--- Start of Data provided ---

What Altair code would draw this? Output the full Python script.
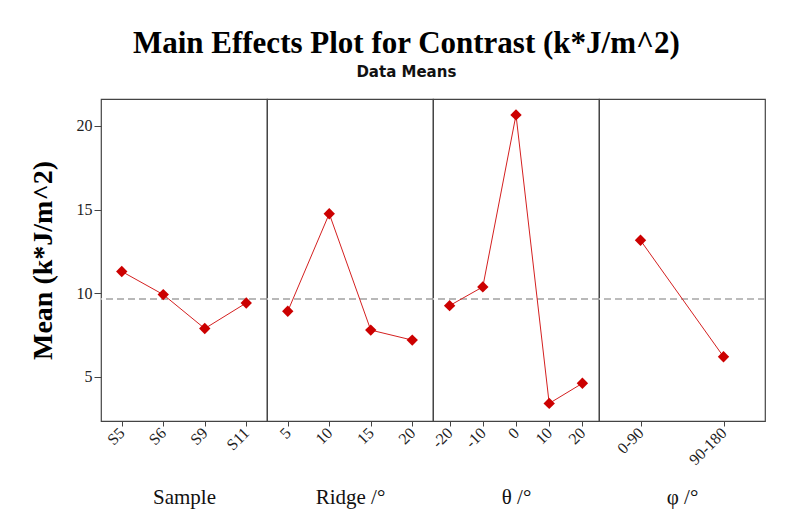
import altair as alt
import pandas as pd

# ---- data ----
sample_levels = ["S5", "S6", "S9", "S11"]
sample_means = [11.3, 9.92, 7.89, 9.42]

ridge_levels = ["5", "10", "15", "20"]
ridge_means = [8.92, 14.75, 7.80, 7.20]

theta_levels = ["-20", "-10", "0", "10", "20"]
theta_means = [9.26, 10.38, 20.65, 3.42, 4.62]

phi_levels = ["0-90", "90-180"]
phi_means = [13.16, 6.21]

grand_mean = 9.66

factor_titles = ["Sample", "Ridge /°", "θ /°", "φ /°"]
y_ticks = [5, 10, 15, 20]

SERIF = "Liberation Serif"
RED = "#cc0000"
LINE = "#d42020"
Y_DOMAIN = [2.37, 21.6]
PANEL_W = 166
PANEL_H = 322


def panel(levels, means, title, first=False):
    df = pd.DataFrame({"level": levels, "mean": means, "gm": [grand_mean] * len(levels)})
    xenc = alt.X(
        "level:N",
        sort=levels,
        title=title,
        scale=alt.Scale(type="point", padding=0.5),
        axis=alt.Axis(
            domain=False,
            ticks=True,
            tickSize=5,
            tickColor="#444444",
            labelAngle=315,
            labelAlign="right",
            labelBaseline="middle",
            labelFont=SERIF,
            labelFontSize=16,
            labelColor="#222222",
            labelPadding=4,
            titleFont=SERIF,
            titleFontSize=21,
            titleFontWeight="normal",
            titleColor="#111111",
            titleBaseline="alphabetic",
            titleY=82,
        ),
    )
    if first:
        yaxis = alt.Axis(
            values=y_ticks,
            grid=False,
            domain=False,
            tickSize=7,
            tickColor="#444444",
            labelFont=SERIF,
            labelFontSize=16,
            labelColor="#222222",
            labelPadding=2,
            title="Mean (k*J/m^2)",
            titleFont=SERIF,
            titleFontSize=28,
            titleFontWeight="bold",
            titleColor="#000000",
            titlePadding=19,
        )
    else:
        yaxis = None
    yscale = alt.Scale(domain=Y_DOMAIN, nice=False, zero=False)
    base = alt.Chart(df)
    ref = base.mark_rule(color="#b8b8b8", strokeDash=[7, 4], strokeWidth=1.5).encode(
        y=alt.Y("gm:Q", scale=yscale, axis=yaxis)
    )
    line = base.mark_line(color=LINE, strokeWidth=1).encode(
        x=xenc, y=alt.Y("mean:Q", scale=yscale, axis=yaxis)
    )
    pts = base.mark_point(
        shape="diamond", filled=True, size=130, color=RED, opacity=1
    ).encode(x=xenc, y=alt.Y("mean:Q", scale=yscale, axis=yaxis))
    return alt.layer(ref, line, pts).properties(width=PANEL_W, height=PANEL_H)


chart = (
    alt.hconcat(
        panel(sample_levels, sample_means, factor_titles[0], first=True),
        panel(ridge_levels, ridge_means, factor_titles[1]),
        panel(theta_levels, theta_means, factor_titles[2]),
        panel(phi_levels, phi_means, factor_titles[3]),
        spacing=0,
        bounds="flush",
    )
    .resolve_scale(x="independent", y="independent")
    .properties(
        title=alt.TitleParams(
            text="Main Effects Plot for Contrast (k*J/m^2)",
            subtitle="Data Means",
            font=SERIF,
            fontSize=31,
            fontWeight="bold",
            color="#000000",
            subtitleFont="DejaVu Sans",
            subtitleFontSize=15,
            subtitleFontWeight="bold",
            subtitleColor="#111111",
            subtitlePadding=5,
            anchor="middle",
            frame="bounds",
            offset=17,
            dx=9,
        ),
        padding={"left": 20, "top": 20, "right": 5, "bottom": 5},
    )
    .configure_view(stroke="#444444", strokeWidth=1.2)
)

chart.save("out.html", embed_options={"renderer": "svg", "actions": False})
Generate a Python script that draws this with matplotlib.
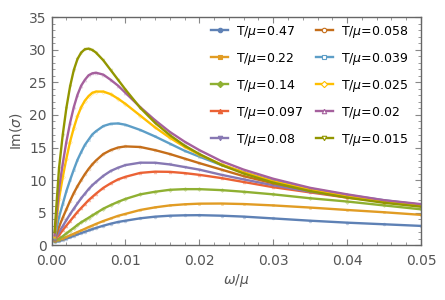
import numpy as np
import matplotlib.pyplot as plt
from matplotlib.lines import Line2D
from matplotlib.ticker import MultipleLocator

# omega/mu sample points
w = [0.0004, 0.001, 0.0015, 0.002, 0.0025, 0.003, 0.0035, 0.004, 0.0045, 0.005,
     0.0055, 0.006, 0.007, 0.008, 0.009, 0.010, 0.012, 0.014, 0.016, 0.018,
     0.020, 0.023, 0.026, 0.030, 0.035, 0.040, 0.045, 0.050]

# Im(sigma), one list per temperature
s047 = [0.5, 0.6, 0.8, 1.0, 1.2, 1.42, 1.64, 1.85, 2.05, 2.26,
        2.45, 2.64, 2.98, 3.29, 3.56, 3.75, 4.12, 4.37, 4.52, 4.58,
        4.6, 4.52, 4.38, 4.1, 3.75, 3.45, 3.2, 2.95]
s022 = [0.6, 0.8, 1.0, 1.25, 1.5, 1.75, 2.0, 2.25, 2.5, 2.77,
        3.0, 3.25, 3.7, 4.1, 4.5, 4.8, 5.4, 5.8, 6.1, 6.27,
        6.37, 6.39, 6.31, 6.1, 5.77, 5.4, 5.05, 4.65]
s014 = [0.7, 1.0, 1.35, 1.79, 2.23, 2.65, 3.1, 3.5, 3.85, 4.2,
        4.55, 4.9, 5.6, 6.15, 6.65, 7.1, 7.8, 8.2, 8.5, 8.6,
        8.6, 8.45, 8.2, 7.8, 7.2, 6.7, 6.1, 5.5]
s0097 = [0.8, 1.5, 2.3, 3.0, 3.7, 4.4, 5.1, 5.7, 6.3, 6.9,
         7.4, 7.9, 8.8, 9.5, 10.1, 10.5, 11.1, 11.29, 11.26, 11.07,
         10.8, 10.3, 9.7, 8.9, 8.1, 7.3, 6.7, 6.0]
s008 = [0.8, 2.0, 2.9, 3.85, 4.75, 5.6, 6.4, 7.2, 7.9, 8.6,
        9.2, 9.7, 10.65, 11.4, 11.9, 12.3, 12.67, 12.66, 12.4, 12.0,
        11.6, 10.8, 10.1, 9.2, 8.2, 7.4, 6.7, 6.1]
s0058 = [0.9, 2.8, 4.2, 5.5, 6.8, 8.0, 9.05, 10.0, 10.9, 11.7,
         12.4, 13.0, 14.0, 14.6, 15.0, 15.17, 15.08, 14.6, 14.0, 13.3,
         12.6, 11.6, 10.6, 9.5, 8.4, 7.5, 6.8, 6.2]
s0039 = [1.0, 4.3, 6.3, 8.3, 10.0, 11.6, 13.1, 14.3, 15.4, 16.2,
         17.0, 17.5, 18.3, 18.65, 18.7, 18.5, 17.7, 16.7, 15.6, 14.5,
         13.6, 12.3, 11.2, 9.9, 8.7, 7.7, 6.9, 6.2]
s0025 = [1.2, 7.1, 10.4, 13.3, 15.9, 18.0, 19.8, 21.2, 22.2, 22.9,
         23.4, 23.6, 23.6, 23.2, 22.5, 21.7, 19.9, 18.1, 16.5, 15.1,
         13.9, 12.4, 11.2, 9.8, 8.5, 7.5, 6.7, 6.1]
s002 = [1.5, 8.6, 12.5, 15.9, 18.8, 21.2, 23.1, 24.5, 25.4, 26.1,
        26.4, 26.5, 26.2, 25.4, 24.5, 23.4, 21.2, 19.2, 17.4, 15.9,
        14.6, 12.9, 11.6, 10.2, 8.8, 7.8, 6.9, 6.3]
s0015 = [2.0, 11.8, 16.9, 21.1, 24.4, 26.9, 28.6, 29.6, 30.1, 30.2,
         30.0, 29.6, 28.4, 26.9, 25.4, 23.9, 21.1, 18.8, 16.9, 15.3,
         14.0, 12.3, 11.0, 9.6, 8.3, 7.3, 6.5, 5.9]

series = [s047, s022, s014, s0097, s008, s0058, s0039, s0025, s002, s0015]
labels = ['T/$\\mu$=0.47', 'T/$\\mu$=0.22', 'T/$\\mu$=0.14', 'T/$\\mu$=0.097',
          'T/$\\mu$=0.08', 'T/$\\mu$=0.058', 'T/$\\mu$=0.039', 'T/$\\mu$=0.025',
          'T/$\\mu$=0.02', 'T/$\\mu$=0.015']
colors = ['#5E81B5', '#E19C24', '#8FB032', '#EB6235', '#8778B3',
          '#C56E1A', '#5D9EC7', '#FFBF00', '#A5609D', '#929600']
markers = ['o', 's', 'D', '^', 'v', 'o', 's', 'D', '^', 'v']
filled = [True] * 5 + [False] * 5

gray = '#555555'
plt.rcParams['font.family'] = 'DejaVu Sans'

fig = plt.figure(figsize=(4.45, 3.0), dpi=100)
ax = fig.add_axes([0.116, 0.183, 0.830, 0.759])

handles = []
for s, lab, c, m, f in zip(series, labels, colors, markers, filled):
    ax.plot(w, s, ls='none', marker=m, ms=2.0, color=c, alpha=0.3,
            mfc=c if f else 'none', mew=0.6)
    ax.plot(w, s, color=c, lw=1.7)
    handles.append(Line2D([], [], color=c, lw=1.7, marker=m, ms=3.2,
                          mfc=c if f else 'white', mew=0.8, label=lab))

ax.set_xlim(0, 0.05)
ax.set_ylim(0, 35)
ax.xaxis.set_major_locator(MultipleLocator(0.01))
ax.xaxis.set_minor_locator(MultipleLocator(0.002))
ax.yaxis.set_major_locator(MultipleLocator(5))
ax.yaxis.set_minor_locator(MultipleLocator(1))
ax.xaxis.set_major_formatter(plt.FuncFormatter(lambda v, p: '%.2f' % v))
ax.tick_params(which='both', direction='in', top=True, right=True,
               colors='#888888', labelcolor=gray, labelsize=10)
ax.tick_params(which='major', length=4, width=0.8)
ax.tick_params(which='minor', length=2, width=0.6)
ax.tick_params(axis='x', pad=6.5)
for sp in ax.spines.values():
    sp.set_color('#666666')
    sp.set_linewidth(1.0)

ax.set_xlabel('$\\omega/\\mu$', color=gray, fontsize=10, labelpad=3)
ax.set_ylabel('Im($\\sigma$)', color=gray, fontsize=10, labelpad=4)

leg = ax.legend(handles=handles, ncol=2, loc='upper right',
                bbox_to_anchor=(0.985, 1.005), frameon=False, fontsize=9,
                handlelength=1.35, handletextpad=0.65, columnspacing=1.0,
                labelspacing=0.88, borderaxespad=0.2)

fig.savefig('out.png', dpi=100)
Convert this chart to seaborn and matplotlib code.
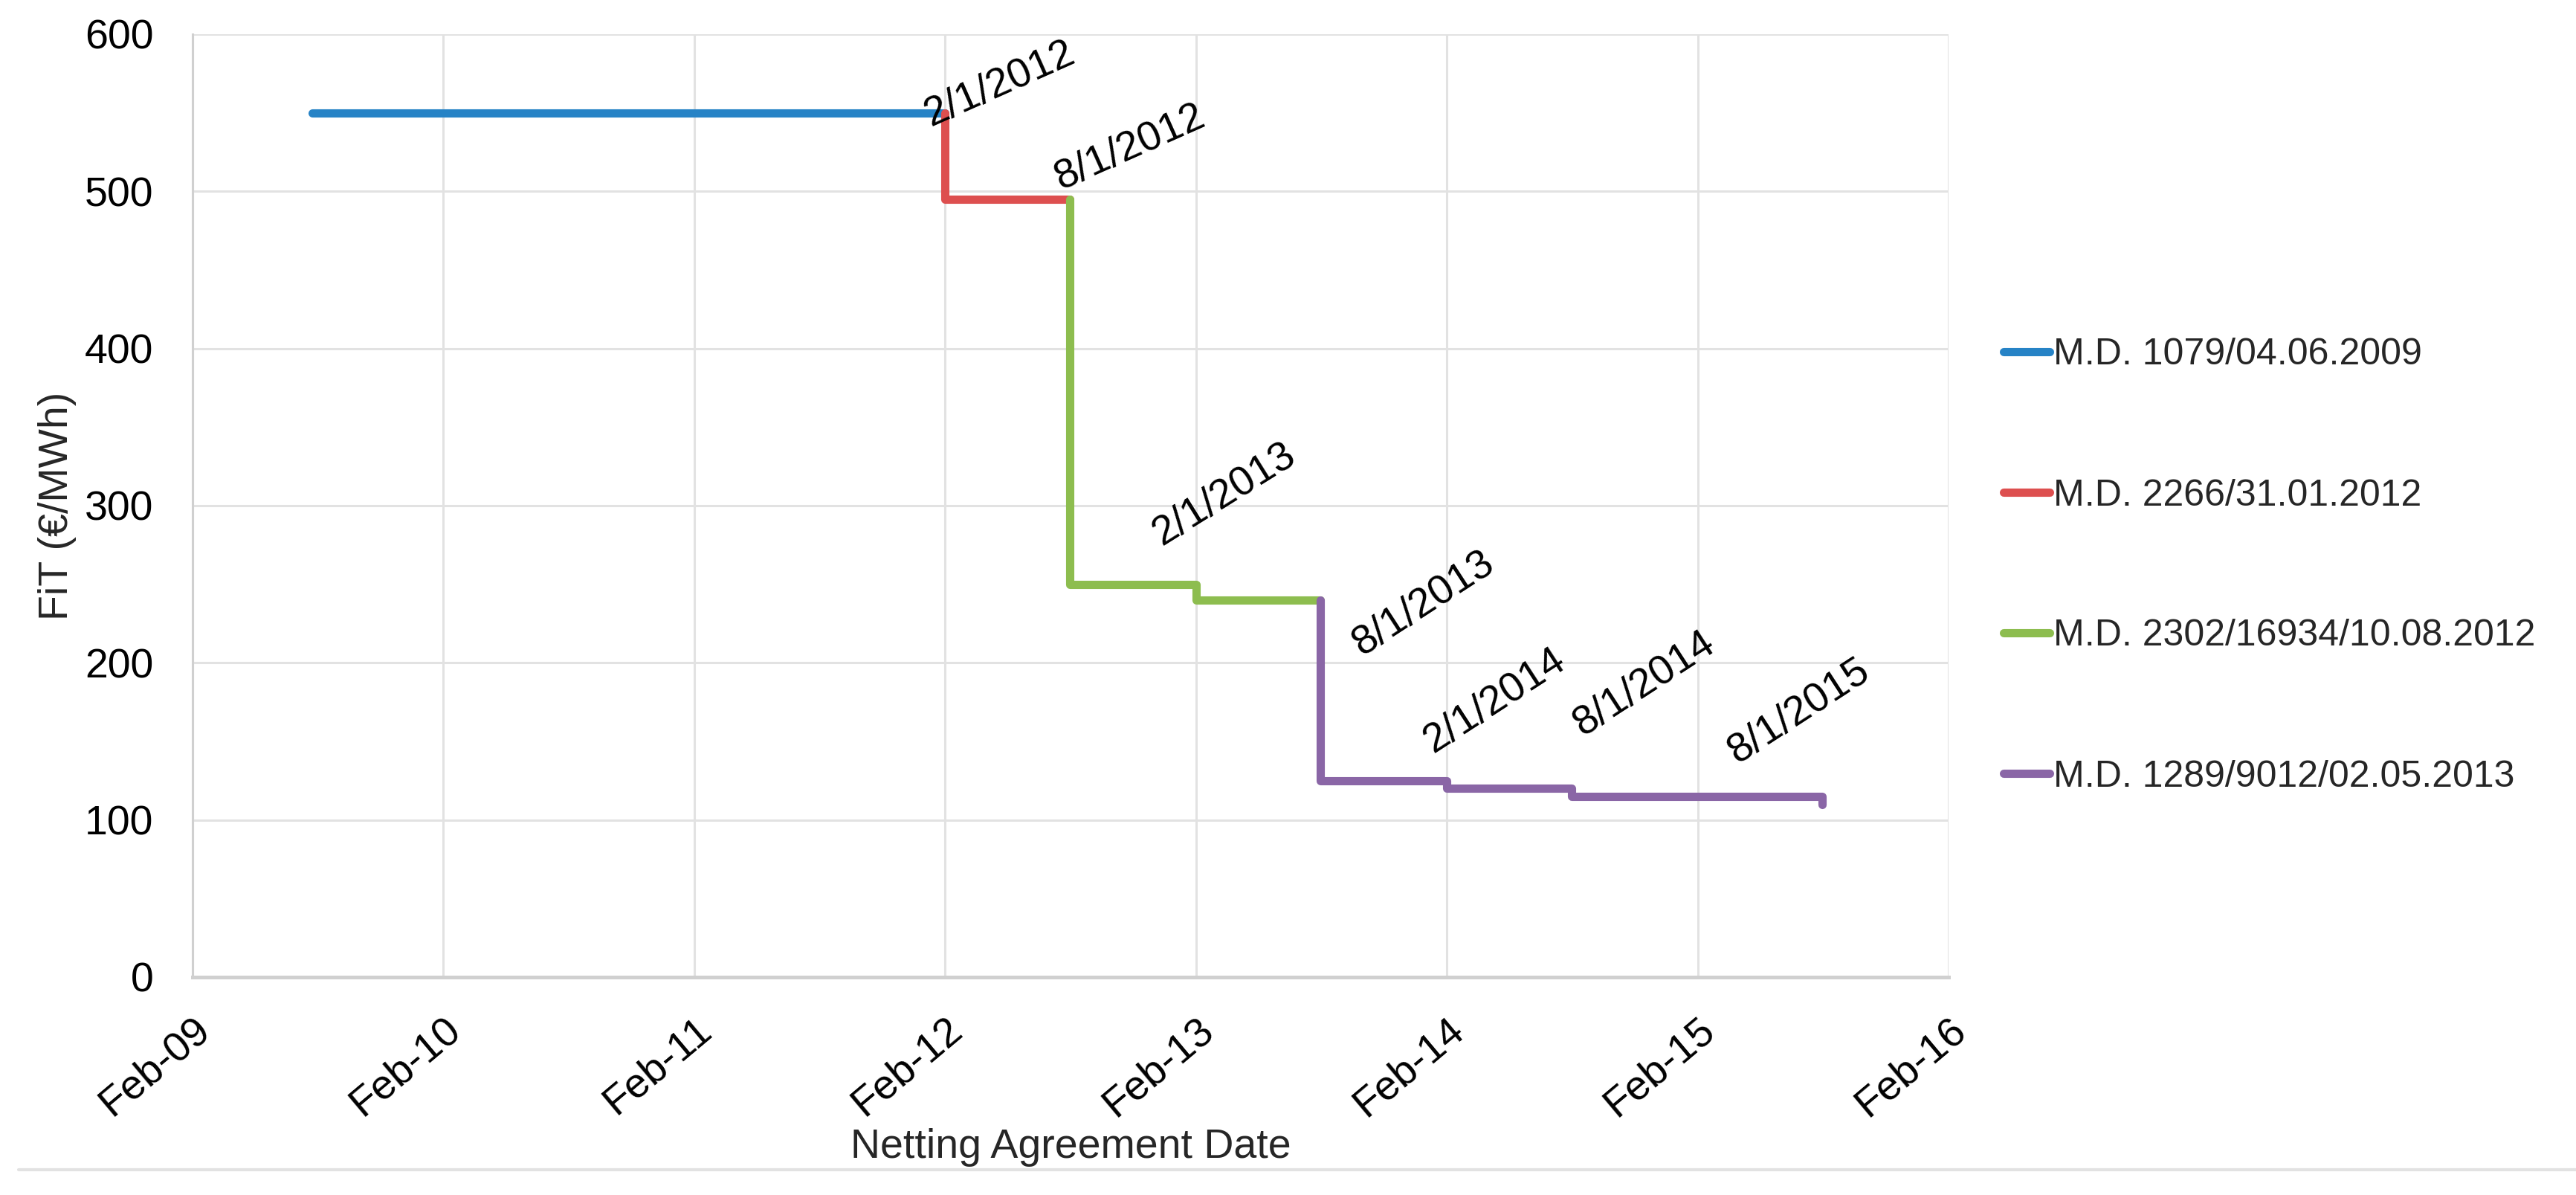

--- End of Data provided ---

- **What you will do**: In the records above, find the line containing "PANEL_H = 322" and output every line from the first through that one, exactly, omitting pictures.

- **Final answer**:
What Altair code would draw this? Output the full Python script.
import altair as alt
import pandas as pd

# ---- data ----
sample_levels = ["S5", "S6", "S9", "S11"]
sample_means = [11.3, 9.92, 7.89, 9.42]

ridge_levels = ["5", "10", "15", "20"]
ridge_means = [8.92, 14.75, 7.80, 7.20]

theta_levels = ["-20", "-10", "0", "10", "20"]
theta_means = [9.26, 10.38, 20.65, 3.42, 4.62]

phi_levels = ["0-90", "90-180"]
phi_means = [13.16, 6.21]

grand_mean = 9.66

factor_titles = ["Sample", "Ridge /°", "θ /°", "φ /°"]
y_ticks = [5, 10, 15, 20]

SERIF = "Liberation Serif"
RED = "#cc0000"
LINE = "#d42020"
Y_DOMAIN = [2.37, 21.6]
PANEL_W = 166
PANEL_H = 322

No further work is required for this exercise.